Exercise objective: The line containing "const yTicks = [0, 200, 400, 600, 800];" marks the end: extract everything from the first line of the data through that line, exactly, with no pictures.

Supplied material:
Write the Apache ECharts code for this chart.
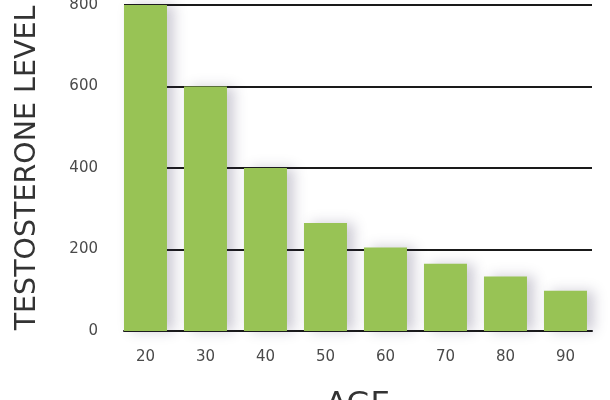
<!DOCTYPE html>
<html><head><meta charset="utf-8">
<script src="https://cdn.jsdelivr.net/npm/echarts@6/dist/echarts.min.js"></script>
<style>html,body{margin:0;padding:0;background:#fff}#c{width:610px;height:400px}</style>
</head><body><div id="c"></div>
<script>
const ages = [20, 30, 40, 50, 60, 70, 80, 90];
const levels = [800, 600, 400, 265, 205, 165, 134, 99];
const yTicks = [0, 200, 400, 600, 800];

const chart = echarts.init(document.getElementById('c'), null, {renderer: 'canvas'});
chart.setOption({
  animation: false,
  backgroundColor: '#fff',
  grid: {left: 124, right: 18, top: 5, bottom: 69, containLabel: false, outerBoundsMode: 'none'},
  xAxis: {
    type: 'value', min: 16.42, max: 94.42,
    name: 'AGE', nameLocation: 'middle', nameGap: 58,
    nameTextStyle: {fontFamily: 'DejaVu Sans', fontSize: 31, color: '#333'},
    axisLine: {show: true, onZero: false, lineStyle: {color: '#1a1a1a', width: 2}},
    axisTick: {show: false},
    splitLine: {show: false},
    axisLabel: {customValues: ages, margin: 19, fontFamily: 'DejaVu Sans', fontSize: 15, color: '#4a4a4a'}
  },
  yAxis: {
    type: 'value', min: 0, max: 800, interval: 200,
    name: 'TESTOSTERONE LEVEL', nameLocation: 'middle', nameGap: 82, nameRotate: 90,
    nameTextStyle: {fontFamily: 'DejaVu Sans', fontSize: 28.5, color: '#333'},
    axisLine: {show: false}, axisTick: {show: false},
    splitLine: {show: true, lineStyle: {color: '#1a1a1a', width: 2}},
    axisLabel: {customValues: yTicks, margin: 26, fontFamily: 'DejaVu Sans', fontSize: 15, color: '#4a4a4a'}
  },
  series: [{
    type: 'bar', barWidth: 43,
    data: ages.map((a, i) => [a, levels[i]]),
    itemStyle: {color: '#98c355', shadowColor: 'rgba(60,50,90,0.25)', shadowBlur: 12, shadowOffsetX: 7, shadowOffsetY: 0}
  }]
});
</script></body></html>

Result of the task:
Write the Apache ECharts code for this chart.
<!DOCTYPE html>
<html><head><meta charset="utf-8">
<script src="https://cdn.jsdelivr.net/npm/echarts@6/dist/echarts.min.js"></script>
<style>html,body{margin:0;padding:0;background:#fff}#c{width:610px;height:400px}</style>
</head><body><div id="c"></div>
<script>
const ages = [20, 30, 40, 50, 60, 70, 80, 90];
const levels = [800, 600, 400, 265, 205, 165, 134, 99];
const yTicks = [0, 200, 400, 600, 800];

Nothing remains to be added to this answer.